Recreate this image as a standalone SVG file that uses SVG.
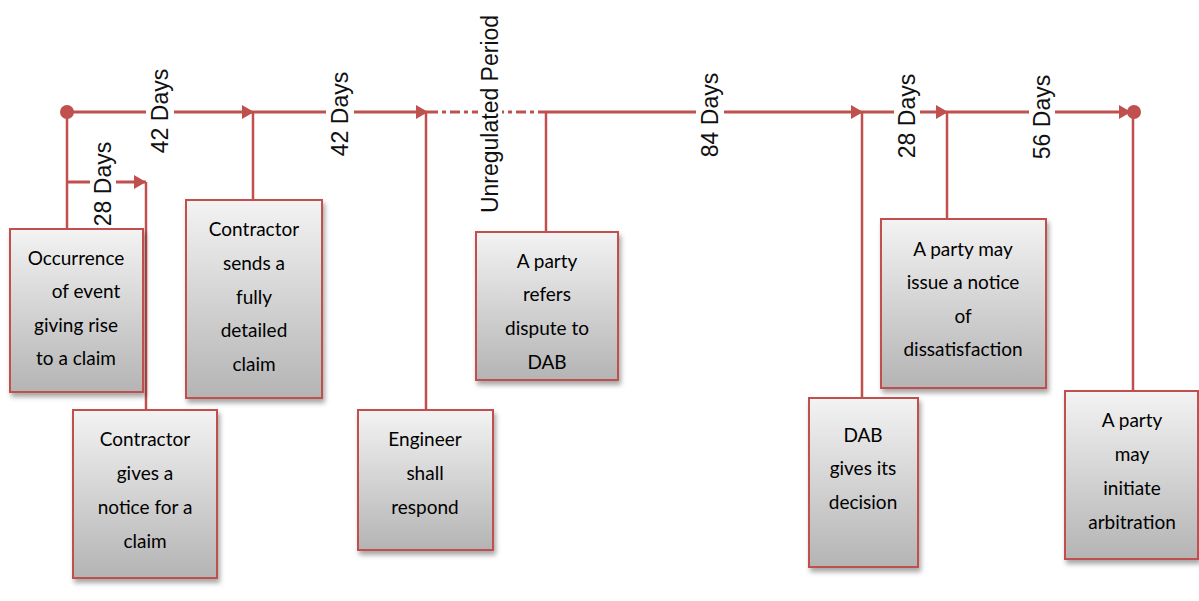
<svg xmlns="http://www.w3.org/2000/svg" width="1199" height="601" viewBox="0 0 1199 601">
  <defs>
    <linearGradient id="boxFill" x1="0" y1="0" x2="0" y2="1">
      <stop offset="0" stop-color="#f3f3f3"/>
      <stop offset="1" stop-color="#b4b4b4"/>
    </linearGradient>
    <filter id="shadow" x="-10%" y="-10%" width="130%" height="130%">
      <feDropShadow dx="2" dy="4" stdDeviation="2.5" flood-color="#000" flood-opacity="0.35"/>
    </filter>
    <marker id="arrow" viewBox="0 0 12 14" refX="12" refY="7" markerWidth="12" markerHeight="14" markerUnits="userSpaceOnUse" orient="auto">
      <path d="M0,0 L12,7 L0,14 Z" fill="#c0504d"/>
    </marker>
    <style>
      .line { stroke: #c0504d; stroke-width: 3; fill: none; }
      .drop { stroke: #c0504d; stroke-width: 2.5; fill: none; }
      .dash { stroke: #c0504d; stroke-width: 3; fill: none; stroke-dasharray: 10 4 4 4; }
      .box rect { fill: url(#boxFill); stroke: #c0504d; stroke-width: 2; filter: url(#shadow); }
      .box text { font-family: Lato, "Open Sans", "Liberation Sans", sans-serif; font-size: 19px; fill: #000; text-anchor: middle; dominant-baseline: central; }
      .period rect { fill: #fff; }
      .period text { font-family: "Liberation Sans", Arial, sans-serif; font-size: 23px; fill: #111; text-anchor: middle; dominant-baseline: central; }
    </style>
  </defs>

  <!-- timeline and drop lines -->
  <g id="connectors">
    <line class="drop" x1="67" y1="112" x2="67" y2="229"/>
    <line class="drop" x1="146" y1="182" x2="146" y2="410"/>
    <line class="drop" x1="253" y1="112" x2="253" y2="200"/>
    <line class="drop" x1="426" y1="112" x2="426" y2="410"/>
    <line class="drop" x1="546" y1="112" x2="546" y2="232"/>
    <line class="drop" x1="862" y1="112" x2="862" y2="398"/>
    <line class="drop" x1="947" y1="112" x2="947" y2="219"/>
    <line class="drop" x1="1133" y1="112" x2="1133" y2="391"/>

    <line class="line" x1="67" y1="182" x2="146" y2="182" marker-end="url(#arrow)"/>
    <line class="line" x1="67" y1="112" x2="254" y2="112" marker-end="url(#arrow)"/>
    <line class="line" x1="254" y1="112" x2="428" y2="112" marker-end="url(#arrow)"/>
    <line class="dash" x1="428" y1="112" x2="546" y2="112"/>
    <line class="line" x1="546" y1="112" x2="863" y2="112" marker-end="url(#arrow)"/>
    <line class="line" x1="863" y1="112" x2="948" y2="112" marker-end="url(#arrow)"/>
    <line class="line" x1="948" y1="112" x2="1131" y2="112" marker-end="url(#arrow)"/>
    <circle cx="67" cy="112" r="7" fill="#c0504d"/>
    <circle cx="1134" cy="112" r="7" fill="#c0504d"/>
  </g>

  <!-- period labels -->
  <g id="periods" class="period">
    <g transform="translate(103,184) rotate(-90)">
      <rect x="-40" y="-13" width="80" height="26"/>
      <text x="0" y="0">28 Days</text>
    </g>
    <g transform="translate(160,111) rotate(-90)">
      <rect x="-42" y="-14" width="84" height="28"/>
      <text x="0" y="0">42 Days</text>
    </g>
    <g transform="translate(340,114) rotate(-90)">
      <rect x="-42" y="-14" width="84" height="28"/>
      <text x="0" y="0">42 Days</text>
    </g>
    <g transform="translate(490,114) rotate(-90)">
      <rect x="-103" y="-12" width="206" height="24"/>
      <text x="0" y="0">Unregulated Period</text>
    </g>
    <g transform="translate(710,115) rotate(-90)">
      <rect x="-44" y="-14" width="88" height="28"/>
      <text x="0" y="0">84 Days</text>
    </g>
    <g transform="translate(907,116) rotate(-90)">
      <rect x="-42" y="-13" width="84" height="26"/>
      <text x="0" y="0">28 Days</text>
    </g>
    <g transform="translate(1042,117) rotate(-90)">
      <rect x="-42" y="-13" width="84" height="26"/>
      <text x="0" y="0">56 Days</text>
    </g>
  </g>

  <g id="event" class="box">
    <rect x="10" y="229" width="133" height="163"/>
    <text x="76" y="257">Occurrence</text>
    <text x="86" y="290">of event</text>
    <text x="76" y="324">giving rise</text>
    <text x="76" y="357">to a claim</text>
  </g>

  <g id="notice" class="box">
    <rect x="73" y="410" width="144" height="168"/>
    <text x="145" y="438">Contractor</text>
    <text x="145" y="472">gives a</text>
    <text x="145" y="506">notice for a</text>
    <text x="145" y="540">claim</text>
  </g>

  <g id="detailed-claim" class="box">
    <rect x="186" y="200" width="136" height="198"/>
    <text x="254" y="228">Contractor</text>
    <text x="254" y="262">sends a</text>
    <text x="254" y="296">fully</text>
    <text x="254" y="329">detailed</text>
    <text x="254" y="363">claim</text>
  </g>

  <g id="engineer" class="box">
    <rect x="358" y="410" width="135" height="140"/>
    <text x="425" y="438">Engineer</text>
    <text x="425" y="472">shall</text>
    <text x="425" y="506">respond</text>
  </g>

  <g id="refer-dab" class="box">
    <rect x="476" y="232" width="142" height="148"/>
    <text x="547" y="260">A party</text>
    <text x="547" y="293">refers</text>
    <text x="547" y="327">dispute to</text>
    <text x="547" y="361">DAB</text>
  </g>

  <g id="dab-decision" class="box">
    <rect x="809" y="398" width="109" height="169"/>
    <text x="863" y="434">DAB</text>
    <text x="863" y="467">gives its</text>
    <text x="863" y="501">decision</text>
  </g>

  <g id="dissatisfaction" class="box">
    <rect x="881" y="219" width="165" height="169"/>
    <text x="963" y="248">A party may</text>
    <text x="963" y="281">issue a notice</text>
    <text x="963" y="315">of</text>
    <text x="963" y="348">dissatisfaction</text>
  </g>

  <g id="arbitration" class="box">
    <rect x="1065" y="391" width="133" height="168"/>
    <text x="1132" y="419">A party</text>
    <text x="1132" y="453">may</text>
    <text x="1132" y="487">initiate</text>
    <text x="1132" y="521">arbitration</text>
  </g>
</svg>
════════════════
### WHAT YOU NEED TO DO
Repeat verbatim all the material, but not the pictures.

### RESULT OF THE EXERCISE
Recreate this image as a standalone SVG file that uses SVG.
<svg xmlns="http://www.w3.org/2000/svg" width="1199" height="601" viewBox="0 0 1199 601">
  <defs>
    <linearGradient id="boxFill" x1="0" y1="0" x2="0" y2="1">
      <stop offset="0" stop-color="#f3f3f3"/>
      <stop offset="1" stop-color="#b4b4b4"/>
    </linearGradient>
    <filter id="shadow" x="-10%" y="-10%" width="130%" height="130%">
      <feDropShadow dx="2" dy="4" stdDeviation="2.5" flood-color="#000" flood-opacity="0.35"/>
    </filter>
    <marker id="arrow" viewBox="0 0 12 14" refX="12" refY="7" markerWidth="12" markerHeight="14" markerUnits="userSpaceOnUse" orient="auto">
      <path d="M0,0 L12,7 L0,14 Z" fill="#c0504d"/>
    </marker>
    <style>
      .line { stroke: #c0504d; stroke-width: 3; fill: none; }
      .drop { stroke: #c0504d; stroke-width: 2.5; fill: none; }
      .dash { stroke: #c0504d; stroke-width: 3; fill: none; stroke-dasharray: 10 4 4 4; }
      .box rect { fill: url(#boxFill); stroke: #c0504d; stroke-width: 2; filter: url(#shadow); }
      .box text { font-family: Lato, "Open Sans", "Liberation Sans", sans-serif; font-size: 19px; fill: #000; text-anchor: middle; dominant-baseline: central; }
      .period rect { fill: #fff; }
      .period text { font-family: "Liberation Sans", Arial, sans-serif; font-size: 23px; fill: #111; text-anchor: middle; dominant-baseline: central; }
    </style>
  </defs>

  <!-- timeline and drop lines -->
  <g id="connectors">
    <line class="drop" x1="67" y1="112" x2="67" y2="229"/>
    <line class="drop" x1="146" y1="182" x2="146" y2="410"/>
    <line class="drop" x1="253" y1="112" x2="253" y2="200"/>
    <line class="drop" x1="426" y1="112" x2="426" y2="410"/>
    <line class="drop" x1="546" y1="112" x2="546" y2="232"/>
    <line class="drop" x1="862" y1="112" x2="862" y2="398"/>
    <line class="drop" x1="947" y1="112" x2="947" y2="219"/>
    <line class="drop" x1="1133" y1="112" x2="1133" y2="391"/>

    <line class="line" x1="67" y1="182" x2="146" y2="182" marker-end="url(#arrow)"/>
    <line class="line" x1="67" y1="112" x2="254" y2="112" marker-end="url(#arrow)"/>
    <line class="line" x1="254" y1="112" x2="428" y2="112" marker-end="url(#arrow)"/>
    <line class="dash" x1="428" y1="112" x2="546" y2="112"/>
    <line class="line" x1="546" y1="112" x2="863" y2="112" marker-end="url(#arrow)"/>
    <line class="line" x1="863" y1="112" x2="948" y2="112" marker-end="url(#arrow)"/>
    <line class="line" x1="948" y1="112" x2="1131" y2="112" marker-end="url(#arrow)"/>
    <circle cx="67" cy="112" r="7" fill="#c0504d"/>
    <circle cx="1134" cy="112" r="7" fill="#c0504d"/>
  </g>

  <!-- period labels -->
  <g id="periods" class="period">
    <g transform="translate(103,184) rotate(-90)">
      <rect x="-40" y="-13" width="80" height="26"/>
      <text x="0" y="0">28 Days</text>
    </g>
    <g transform="translate(160,111) rotate(-90)">
      <rect x="-42" y="-14" width="84" height="28"/>
      <text x="0" y="0">42 Days</text>
    </g>
    <g transform="translate(340,114) rotate(-90)">
      <rect x="-42" y="-14" width="84" height="28"/>
      <text x="0" y="0">42 Days</text>
    </g>
    <g transform="translate(490,114) rotate(-90)">
      <rect x="-103" y="-12" width="206" height="24"/>
      <text x="0" y="0">Unregulated Period</text>
    </g>
    <g transform="translate(710,115) rotate(-90)">
      <rect x="-44" y="-14" width="88" height="28"/>
      <text x="0" y="0">84 Days</text>
    </g>
    <g transform="translate(907,116) rotate(-90)">
      <rect x="-42" y="-13" width="84" height="26"/>
      <text x="0" y="0">28 Days</text>
    </g>
    <g transform="translate(1042,117) rotate(-90)">
      <rect x="-42" y="-13" width="84" height="26"/>
      <text x="0" y="0">56 Days</text>
    </g>
  </g>

  <g id="event" class="box">
    <rect x="10" y="229" width="133" height="163"/>
    <text x="76" y="257">Occurrence</text>
    <text x="86" y="290">of event</text>
    <text x="76" y="324">giving rise</text>
    <text x="76" y="357">to a claim</text>
  </g>

  <g id="notice" class="box">
    <rect x="73" y="410" width="144" height="168"/>
    <text x="145" y="438">Contractor</text>
    <text x="145" y="472">gives a</text>
    <text x="145" y="506">notice for a</text>
    <text x="145" y="540">claim</text>
  </g>

  <g id="detailed-claim" class="box">
    <rect x="186" y="200" width="136" height="198"/>
    <text x="254" y="228">Contractor</text>
    <text x="254" y="262">sends a</text>
    <text x="254" y="296">fully</text>
    <text x="254" y="329">detailed</text>
    <text x="254" y="363">claim</text>
  </g>

  <g id="engineer" class="box">
    <rect x="358" y="410" width="135" height="140"/>
    <text x="425" y="438">Engineer</text>
    <text x="425" y="472">shall</text>
    <text x="425" y="506">respond</text>
  </g>

  <g id="refer-dab" class="box">
    <rect x="476" y="232" width="142" height="148"/>
    <text x="547" y="260">A party</text>
    <text x="547" y="293">refers</text>
    <text x="547" y="327">dispute to</text>
    <text x="547" y="361">DAB</text>
  </g>

  <g id="dab-decision" class="box">
    <rect x="809" y="398" width="109" height="169"/>
    <text x="863" y="434">DAB</text>
    <text x="863" y="467">gives its</text>
    <text x="863" y="501">decision</text>
  </g>

  <g id="dissatisfaction" class="box">
    <rect x="881" y="219" width="165" height="169"/>
    <text x="963" y="248">A party may</text>
    <text x="963" y="281">issue a notice</text>
    <text x="963" y="315">of</text>
    <text x="963" y="348">dissatisfaction</text>
  </g>

  <g id="arbitration" class="box">
    <rect x="1065" y="391" width="133" height="168"/>
    <text x="1132" y="419">A party</text>
    <text x="1132" y="453">may</text>
    <text x="1132" y="487">initiate</text>
    <text x="1132" y="521">arbitration</text>
  </g>
</svg>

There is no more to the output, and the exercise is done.